Congressman Weiner Could Have Ended This 'Distraction' on Saturday

“If I was giving a speech to 45,000 people and someone stood up and heckled in the back I wouldn’t spend three days talking to him.”

Congressman Anthony Weiner spoke these words to DC journalists including CNN’s Dana Bash yesterday, explaining why he will no longer answer any questions about the social media scandal known as Weinergate. He continued, “I’ve participated in the story a couple of days now. Given comments on it. This is a distraction and I’m not going to let it distract me.”
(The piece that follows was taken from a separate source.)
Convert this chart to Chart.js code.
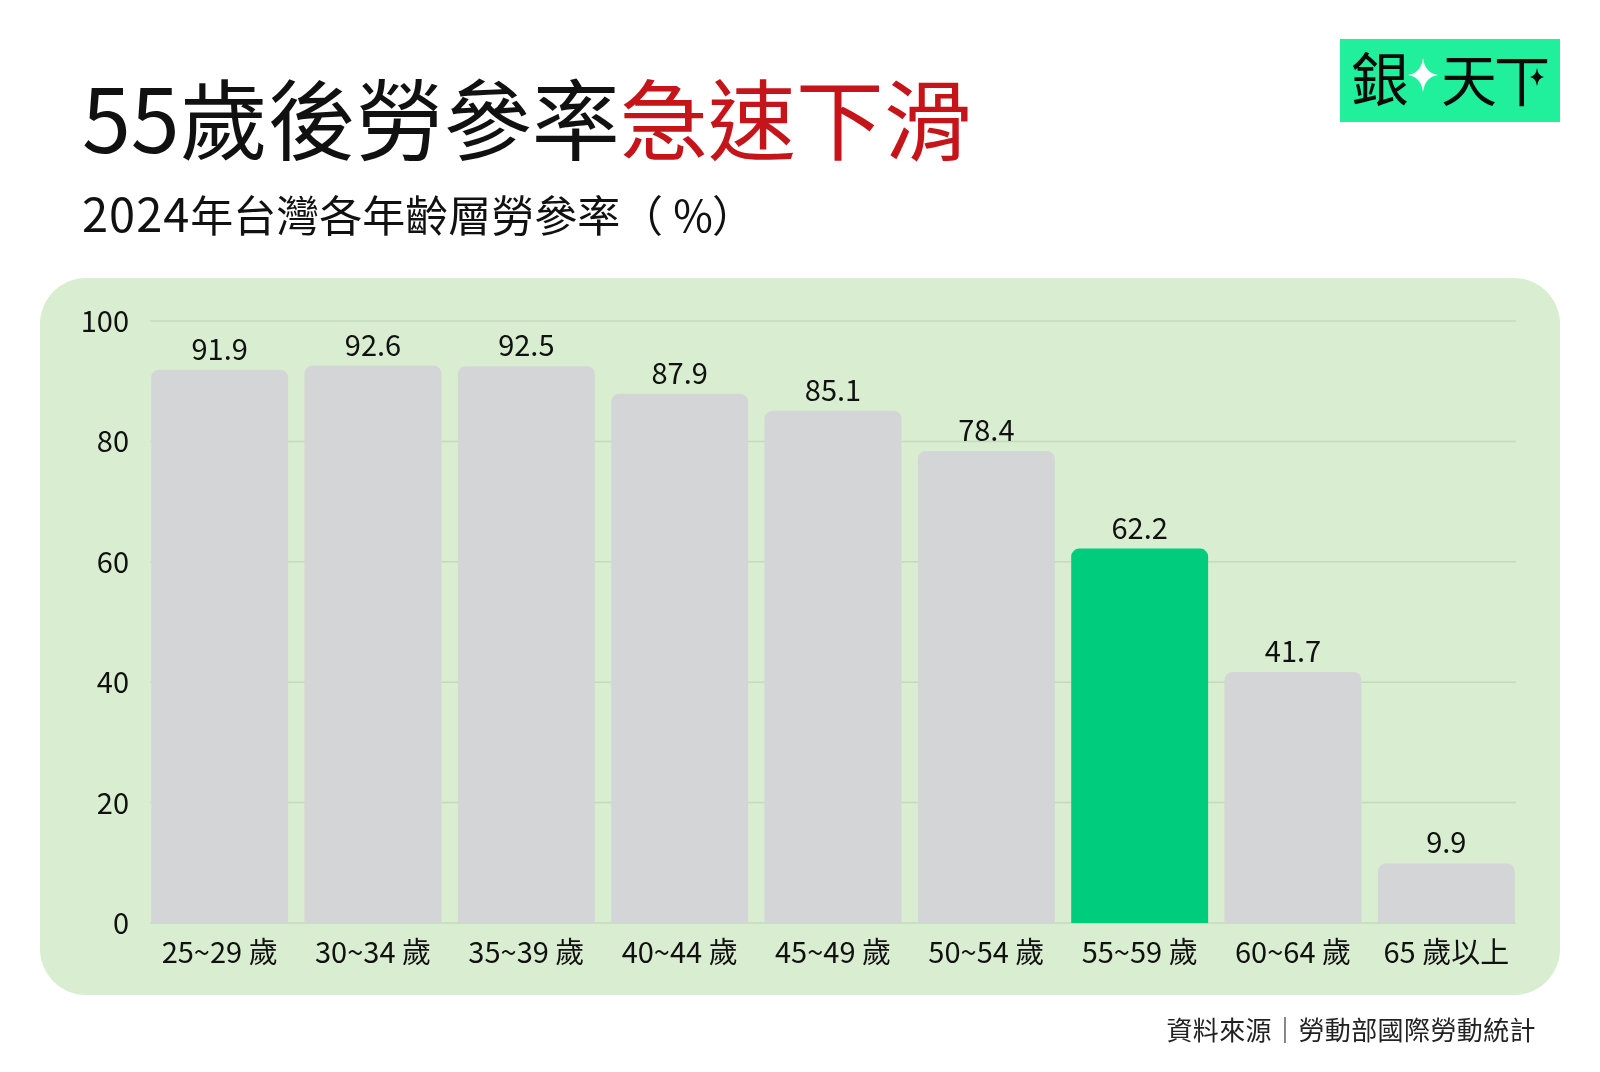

Representative Weiner’s statements could not be more wrong. A “heckler” on Twitter would be someone in his mentions feed giving him grief, who he can easily block and forget. What happened last Friday was more akin to someone jumping on stage, grabbing his mic and shouting an obscenity to the crowd, if we assume his “prank” story is true. To continue looking at it via his analogy, no one is asking him to prattle at length about the heckler; the press is asking him to tell security to find the guy. That’s all.

The beleaguered Congressman could have avoided this media frenzy with only minutes of activity on his end. He could have even told a staffer to take care of it. Within hours, the technical support of Yfrog, Twitter, or Facebook could have verified Weiner’s “hacked” claim and released a public statement corroborating his story. Alternatively, if he had reported the incident to law enforcement and told the press an investigation was underway, he wouldn’t find Dana Bash confronting him on the House steps. With all this in mind, who is prolonging this “distraction”? The reporters who confronted him yesterday explicitly said, “All you have to do is say is ‘No’ to the question [of whether he sent the photo himself].”

Furthermore, Weiner’s reluctance to spend the few minutes necessary to ask Twitter or Yfrog to publicly corroborate his explanation of the tweet is causing suffering for private citizens Gennette Nicole Cordova and Dan Wolfe. Cordova has revealed on Twitter that journalists have harassed and accosted her friends and family in person, and Wolfe has received death threats due to allegations that he was involved in sending the tweet from the @RepWeiner account. As reported earlier on Big Government, Wolfe insists that a forensic investigation would prove he did not hack into Congressman Weiner’s Twitter or Yfrog. Had Weiner contacted either company on Friday evening or Saturday morning, Wolfe and Cordova would not be facing the same ordeals they do now.Weinergate is not that big a story, only considering last Friday’s events. If you’ll remember New York Congressman Chris Lee’s own online sex scandal, the coverage was minimal, because Lee quickly dropped his “I was hacked” excuse, publicly admitted what he had done, and resigned. Without continuous, vehement denial, the press only had a humdrum “politician seeks extramarital sex” angle to cover. However, Weiner has breathed new life into the coverage of this tweet with his insistence on belligerent non-answers and inept metaphors. His absolute refusal to take the most brief, cursory steps to corroborate his account only benefit one person in one scenario: Congressman Weiner, if he sent the tweet himself. And the more he obfuscates and deflects simple yes-or-no questions, the longer this “distraction” will keep the Representative from his important legislative work.